March 22 (Bloomberg) -- Iran, facing international sanctions over its nuclear program, is seeking to buy more agricultural commodities from India after agreeing to import soybean meal used in livestock feed, said an exporters’ group.
The country “is interested in importing wheat, sugar, soybean meal and tea,” Ajay Sahai, director general of the Federation of Indian Export Organisations, said in an interview. “I don’t think payment is an issue.”
India, Asia’s third-biggest economy, and Iran are struggling to maintain bilateral trade after the U.S. and its allies imposed economic and financial sanctions to prevent what they say may be efforts to develop a nuclear weapon. Iranian traders have already bought 100,000 metric tons of soybean meal. The Persian Gulf state is seeking as much as 3 million tons of wheat, India’s Agricultural & Processed Food Product Export Development Authority, or APEDA, said on its website.
Iranian traders bought soybean meal for delivery next month at prices ranging from $430 a ton to $435 a ton free-on-board basis, said Rajesh Agrawal, a spokesman for the Soybean Processors Association of India. Exports to the country may increase, he said in a phone interview today.
Iran’s Kengan Wheat Flour Factory requires 30,000 tons of wheat, while ALP Co. plans to buy 600,000 tons over the next one year, the Indian APEDA said on its website.
“The Indian exporters are exploring the viability of exports to Iran depending on the actual commercial terms and phytosanitary requirements,” Asit Tripathy, chairman of APEDA, said in an interview today.
Two calls to Hasan Rahimi Majd, press councilor at the Iranian embassy in New Delhi, seeking comment weren’t answered.
India will “snap” up any trade opportunities that emerge because of the sanctions on Iran, Rahul Khullar, commerce secretary, said on Feb. 9.
India and Iran are considering bartering commodities and other products for crude through a rupee account with UCO Bank, two people with knowledge of the matter said Feb. 1. Sanctions are threatening $9.5 billion in annual crude trade between India and Iran, after the Reserve Bank of India dismantled a mechanism used to settle payments in euros and dollars in December 2010.
Shipments of basmati rice to Iran will be maintained at 1 million tons a year, the All India Rice Exporters’ Association has said. India will have enough food grains for exports till 2014, Food Minister K.V. Thomas said yesterday.
State stockpiles of rice and wheat were 54.43 million tons as of March 1, compared with 45.88 million tons a year earlier, according to state-run Food Corp. of India. The country, which has permitted mills to ship 2 million tons of raw and refined sugar since the start of the crop year on Oct. 1, will have a surplus of an extra 2 million tons, according to the National Federation of Cooperative Sugar Factories Ltd.

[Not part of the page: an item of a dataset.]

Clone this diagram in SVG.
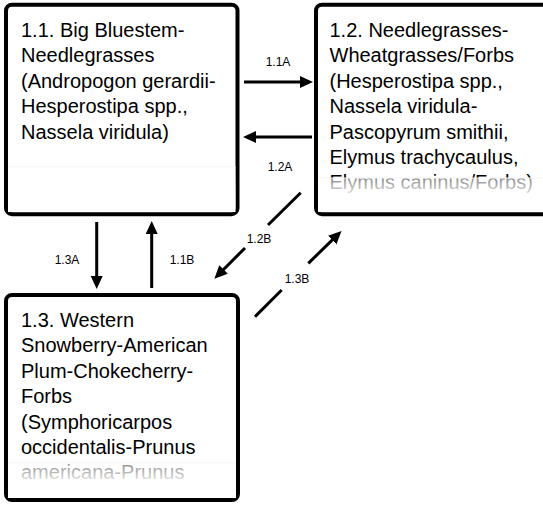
<svg xmlns="http://www.w3.org/2000/svg" width="543" height="506" viewBox="0 0 543 506">
<defs>
<style>
.box{fill:#fff;stroke:#000;stroke-width:4}
.t{font-family:"Liberation Sans",Arial,sans-serif;font-size:20px;fill:#000}
.lbl{font-family:"Liberation Sans",Arial,sans-serif;font-size:12px;fill:#000;text-anchor:middle}
.c{stroke:#000;stroke-width:3;fill:none}
.fadeline{stroke:#eeeeee;stroke-width:1}
</style>
<marker id="ah" markerUnits="userSpaceOnUse" markerWidth="14" markerHeight="13" refX="6" refY="6.5" orient="auto">
<path d="M0,0.5 L13,6.5 L0,12.5 z" fill="#000"/>
</marker>
<linearGradient id="fade" x1="0" y1="0" x2="0" y2="1">
<stop offset="0" stop-color="#fff" stop-opacity="0.55"/>
<stop offset="0.6" stop-color="#fff" stop-opacity="0.95"/>
<stop offset="1" stop-color="#fff" stop-opacity="1"/>
</linearGradient>
</defs>
<rect width="543" height="506" fill="#fff"/>
<g id="node-1-1">
<rect class="box" x="6" y="4.7" width="231.5" height="209.5" rx="6"/>
<text class="t"><tspan x="21" y="37">1.1. Big Bluestem-</tspan><tspan x="21" y="62.4">Needlegrasses</tspan><tspan x="21" y="87.8">(Andropogon gerardii-</tspan><tspan x="21" y="113.2">Hesperostipa spp.,</tspan><tspan x="21" y="138.6">Nassela viridula)</tspan></text>
<line class="fadeline" x1="8" y1="167" x2="235.5" y2="167"/>
<rect x="8" y="167" width="227.5" height="45" fill="url(#fade)"/>
</g>
<g id="node-1-2">
<rect class="box" x="316" y="4.7" width="240" height="209.5" rx="6"/>
<text class="t"><tspan x="329.5" y="37">1.2. Needlegrasses-</tspan><tspan x="329.5" y="62.4">Wheatgrasses/Forbs</tspan><tspan x="329.5" y="87.8">(Hesperostipa spp.,</tspan><tspan x="329.5" y="113.2">Nassela viridula-</tspan><tspan x="329.5" y="138.6">Pascopyrum smithii,</tspan><tspan x="329.5" y="164">Elymus trachycaulus,</tspan><tspan x="329.5" y="189.4">Elymus caninus/Forbs)</tspan></text>
<line class="fadeline" x1="318" y1="178" x2="543" y2="178"/>
<rect x="318" y="178" width="230" height="34" fill="url(#fade)"/>
</g>
<g id="node-1-3">
<rect class="box" x="6" y="295" width="232" height="205" rx="6"/>
<text class="t"><tspan x="21" y="327">1.3. Western</tspan><tspan x="21" y="352.4">Snowberry-American</tspan><tspan x="21" y="377.8">Plum-Chokecherry-</tspan><tspan x="21" y="403.2">Forbs</tspan><tspan x="21" y="428.6">(Symphoricarpos</tspan><tspan x="21" y="454">occidentalis-Prunus</tspan><tspan x="21" y="479.4">americana-Prunus</tspan></text>
<line class="fadeline" x1="8" y1="463" x2="236" y2="463"/>
<rect x="8" y="463" width="228" height="35" fill="url(#fade)"/>
</g>
<g id="connectors">
<line class="c" x1="244" y1="82" x2="306" y2="82" marker-end="url(#ah)"/>
<text class="lbl" x="278" y="66">1.1A</text>
<line class="c" x1="312" y1="137" x2="250" y2="137" marker-end="url(#ah)"/>
<text class="lbl" x="280" y="171">1.2A</text>
<line class="c" x1="96.7" y1="222" x2="96.7" y2="282" marker-end="url(#ah)"/>
<text class="lbl" x="67" y="264">1.3A</text>
<line class="c" x1="151.7" y1="288" x2="151.7" y2="228" marker-end="url(#ah)"/>
<text class="lbl" x="182" y="264">1.1B</text>
<line class="c" x1="300.7" y1="192.7" x2="268" y2="225"/>
<line class="c" x1="245" y1="248" x2="219.3" y2="273.7" marker-end="url(#ah)"/>
<text class="lbl" x="259" y="243">1.2B</text>
<line class="c" x1="255" y1="316.7" x2="281.7" y2="290"/>
<line class="c" x1="308.3" y1="263.3" x2="336.5" y2="235.9" marker-end="url(#ah)"/>
<text class="lbl" x="297" y="283">1.3B</text>
</g>
</svg>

“It’s not certain whether they will buy from India or not,” Sahai said. “Indian wheat prices are higher than international prices. I have my reservations whether Iran will buy from India” or whether they will go elsewhere, he said.
Iran also wants to buy steel from India, Sahai said.
The Islamic state is seeking food supplies through barter with Pakistan as well, Tanveer Alam, a public relations officer at the Ministry of Water and Power, said March 19. The country may export 1 million tons of wheat and 200,000 tons of rice to Iran in return for fertilizer and iron ore, he said.